2. The stories I heard in the seminar about people fired for violation of personal conduct policies were all young people, and the attendees were all boomers (like me) or older. This was, in essence, the abuse of the power to hire and fire as a means of controlling the off-hours sexual conduct of younger, lower-ranking staff members.

3. The position of these organizations is that organizations without similarly narrow views are un-Christian, soft on sin, not-as-holy, etc... Nelson's competitors have for years used as a competitive talking point that they were more holy. Said in Christian love I'm sure...

Yesterday I sat in on several termination conversations. In the first one the gentleman we terminated asked if he could lead those two of us firing him in prayer...for us and the hard work we had to do that day.

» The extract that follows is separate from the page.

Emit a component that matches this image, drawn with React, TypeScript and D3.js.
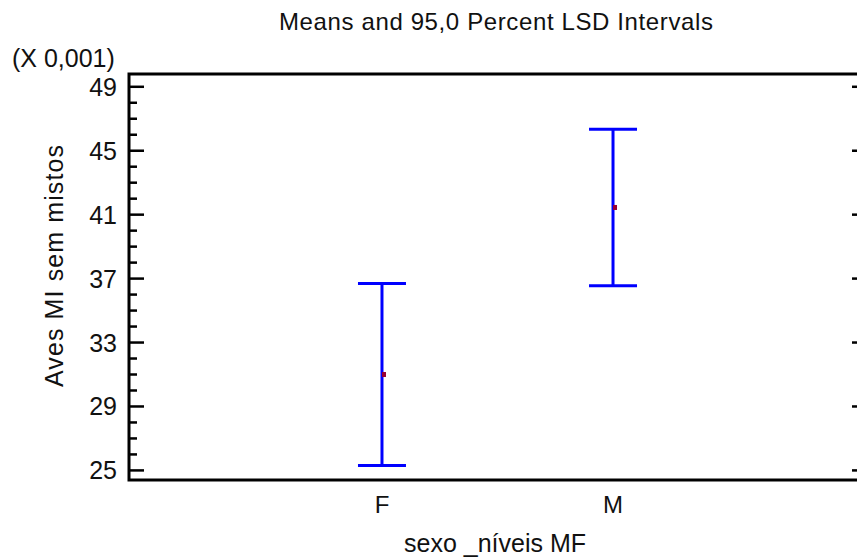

Another man came to my office to ask a question about his package, but also to tell me that he'll be just fine, that "nothing passes into our lives that hasn't passed through God's hands". Overnight I've received about 30 emails from those leaving, and more than half are positive, encouraging me for what they feel must be a hard task for me; remember, these people just lost a job in a tough economy, and their worried about me?

So to our brothers and sister in non-profits, and to our competitors, let me say that our policy of not excluding people who are sinners (for to do so would leave us an empty building) has rendered a workforce with great heart, commitment to our mission, and who largely embody the ideals of what it means to live a Christian life. I don't anticipate our policies changing anytime soon.